Dataset extract:

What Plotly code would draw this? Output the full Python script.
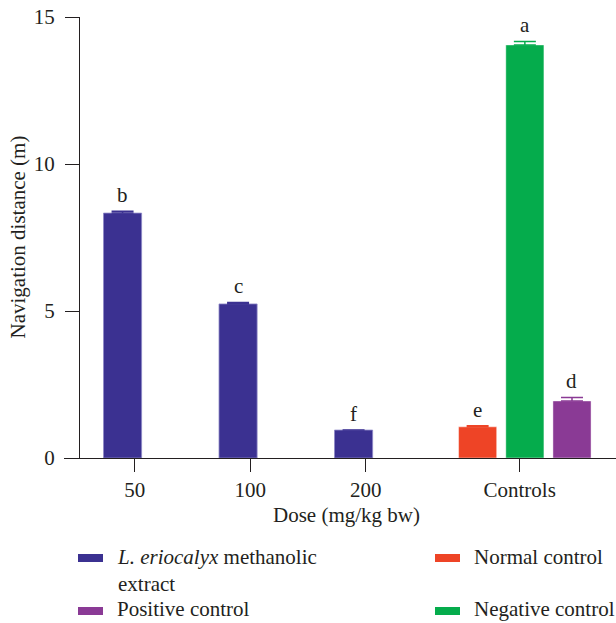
import plotly.graph_objects as go

# ---- data ----
dose_labels = ["50", "100", "200"]
extract_values = [8.33, 5.24, 0.95]
extract_errors = [0.06, 0.05, 0.0]
extract_letters = ["b", "c", "f"]

control_names = ["Normal control", "Negative control", "Positive control"]
control_values = [1.06, 14.05, 1.94]
control_errors = [0.04, 0.12, 0.12]
control_letters = ["e", "a", "d"]

tick_labels = dose_labels + ["Controls"]
y_ticks = [0, 5, 10, 15]

extract_name = "<i>L. eriocalyx</i> methanolic<br>extract"

# ---- styles ----
C_EXTRACT = "#3B3191"
C_CONTROLS = ["#EE4426", "#05AC4C", "#8A3A95"]
TXT = "#231F20"
FONT = "Liberation Serif"
FS = 21

# layout positions (axis units)
dose_pos = [0, 1, 2]
controls_pos = 3.333
bar_w = 0.33
extract_shift = -0.105
control_shifts = [-0.364, 0.045, 0.453]

W, H = 616, 623
L, R, T, B = 64, 0, 17, 165
PW, PH = W - L - R, H - T - B


def px(x):
    return (x - L) / PW


def py(y):
    return 1 - (y - T) / PH


fig = go.Figure()

fig.add_trace(go.Bar(
    x=dose_pos, y=extract_values, width=bar_w,
    offset=extract_shift - bar_w / 2,
    marker=dict(color=C_EXTRACT, line=dict(color="#8E88C6", width=0.8)),
    error_y=dict(type="data", array=extract_errors, arrayminus=[0] * 3,
                 symmetric=False, color=C_EXTRACT, thickness=1.5, width=11),
    showlegend=False,
))

for name, v, e, col, sh in zip(control_names, control_values, control_errors,
                               C_CONTROLS, control_shifts):
    fig.add_trace(go.Bar(
        x=[controls_pos], y=[v], width=bar_w, offset=sh - bar_w / 2,
        marker=dict(color=col, line=dict(color="rgba(255,255,255,0.55)", width=0.8)),
        error_y=dict(type="data", array=[e], arrayminus=[0], symmetric=False,
                     color=col, thickness=1.5, width=11),
        name=name, showlegend=False,
    ))

annotations = []
# significance letters
for p, v, e, lt in zip(dose_pos, extract_values, extract_errors, extract_letters):
    annotations.append(dict(x=p + extract_shift, y=v + e, xref="x", yref="y",
                            text=lt, showarrow=False, yanchor="bottom", yshift=2,
                            font=dict(family=FONT, size=FS, color=TXT)))
for v, e, lt, sh in zip(control_values, control_errors, control_letters, control_shifts):
    annotations.append(dict(x=controls_pos + sh, y=v + e, xref="x", yref="y",
                            text=lt, showarrow=False, yanchor="bottom", yshift=2,
                            font=dict(family=FONT, size=FS, color=TXT)))

# axis titles
annotations.append(dict(x=px(17), y=0.5, xref="paper", yref="paper",
                        text="Navigation distance (m)", textangle=-90,
                        showarrow=False, xanchor="center", yanchor="middle",
                        font=dict(family=FONT, size=FS, color=TXT)))
annotations.append(dict(x=px(347), y=py(515), xref="paper", yref="paper",
                        text="Dose (mg/kg bw)", showarrow=False,
                        xanchor="center", yanchor="middle",
                        font=dict(family=FONT, size=FS, color=TXT)))

# manual legend
legend_items = [
    (extract_name, C_EXTRACT, 78, 558, 570),
    (control_names[0], C_CONTROLS[0], 435, 558, 557),
    (control_names[2], C_CONTROLS[2], 78, 611, 609),
    (control_names[1], C_CONTROLS[1], 435, 611, 609),
]
shapes = []
for text, col, sx, sy, ty in legend_items:
    shapes.append(dict(type="rect", xref="paper", yref="paper",
                       x0=px(sx), x1=px(sx + 25), y0=py(sy - 4), y1=py(sy + 4),
                       fillcolor=col, line=dict(width=0)))
    annotations.append(dict(x=px(sx + 37), y=py(ty), xref="paper", yref="paper",
                            text=text, showarrow=False, xanchor="left",
                            yanchor="middle", align="left",
                            font=dict(family=FONT, size=FS, color=TXT)))

fig.update_layout(
    width=W, height=H,
    margin=dict(l=L, r=R, t=T, b=B),
    plot_bgcolor="white", paper_bgcolor="white",
    barmode="overlay",
    font=dict(family=FONT, size=FS, color=TXT),
    xaxis=dict(
        range=[-0.612, 4.167], tickvals=dose_pos + [controls_pos],
        ticktext=tick_labels, ticks="outside", ticklen=13, tickwidth=1.3,
        tickcolor=TXT, showline=True, linecolor=TXT, linewidth=1.3,
        showgrid=False, zeroline=False,
        tickfont=dict(family=FONT, size=FS, color=TXT),
    ),
    yaxis=dict(
        range=[0, 15], tickvals=y_ticks, ticks="outside", ticklen=14,
        tickwidth=1.3, tickcolor=TXT, showline=True, linecolor=TXT,
        linewidth=1.3, showgrid=False, zeroline=False,
        anchor="free", position=px(79), ticklabelstandoff=6,
        tickfont=dict(family=FONT, size=FS, color=TXT),
    ),
    annotations=annotations,
    shapes=shapes,
)

fig.write_html(
    "out.html",
    config={"displayModeBar": False},
    post_script="document.body.style.margin='0';document.body.style.overflow='hidden';",
)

Directive:
Everything from the first line of the listing above through the line that contains "return (x - L) / PW" is to be restated word for word, minus the pictures.

Final answer:
What Plotly code would draw this? Output the full Python script.
import plotly.graph_objects as go

# ---- data ----
dose_labels = ["50", "100", "200"]
extract_values = [8.33, 5.24, 0.95]
extract_errors = [0.06, 0.05, 0.0]
extract_letters = ["b", "c", "f"]

control_names = ["Normal control", "Negative control", "Positive control"]
control_values = [1.06, 14.05, 1.94]
control_errors = [0.04, 0.12, 0.12]
control_letters = ["e", "a", "d"]

tick_labels = dose_labels + ["Controls"]
y_ticks = [0, 5, 10, 15]

extract_name = "<i>L. eriocalyx</i> methanolic<br>extract"

# ---- styles ----
C_EXTRACT = "#3B3191"
C_CONTROLS = ["#EE4426", "#05AC4C", "#8A3A95"]
TXT = "#231F20"
FONT = "Liberation Serif"
FS = 21

# layout positions (axis units)
dose_pos = [0, 1, 2]
controls_pos = 3.333
bar_w = 0.33
extract_shift = -0.105
control_shifts = [-0.364, 0.045, 0.453]

W, H = 616, 623
L, R, T, B = 64, 0, 17, 165
PW, PH = W - L - R, H - T - B


def px(x):
    return (x - L) / PW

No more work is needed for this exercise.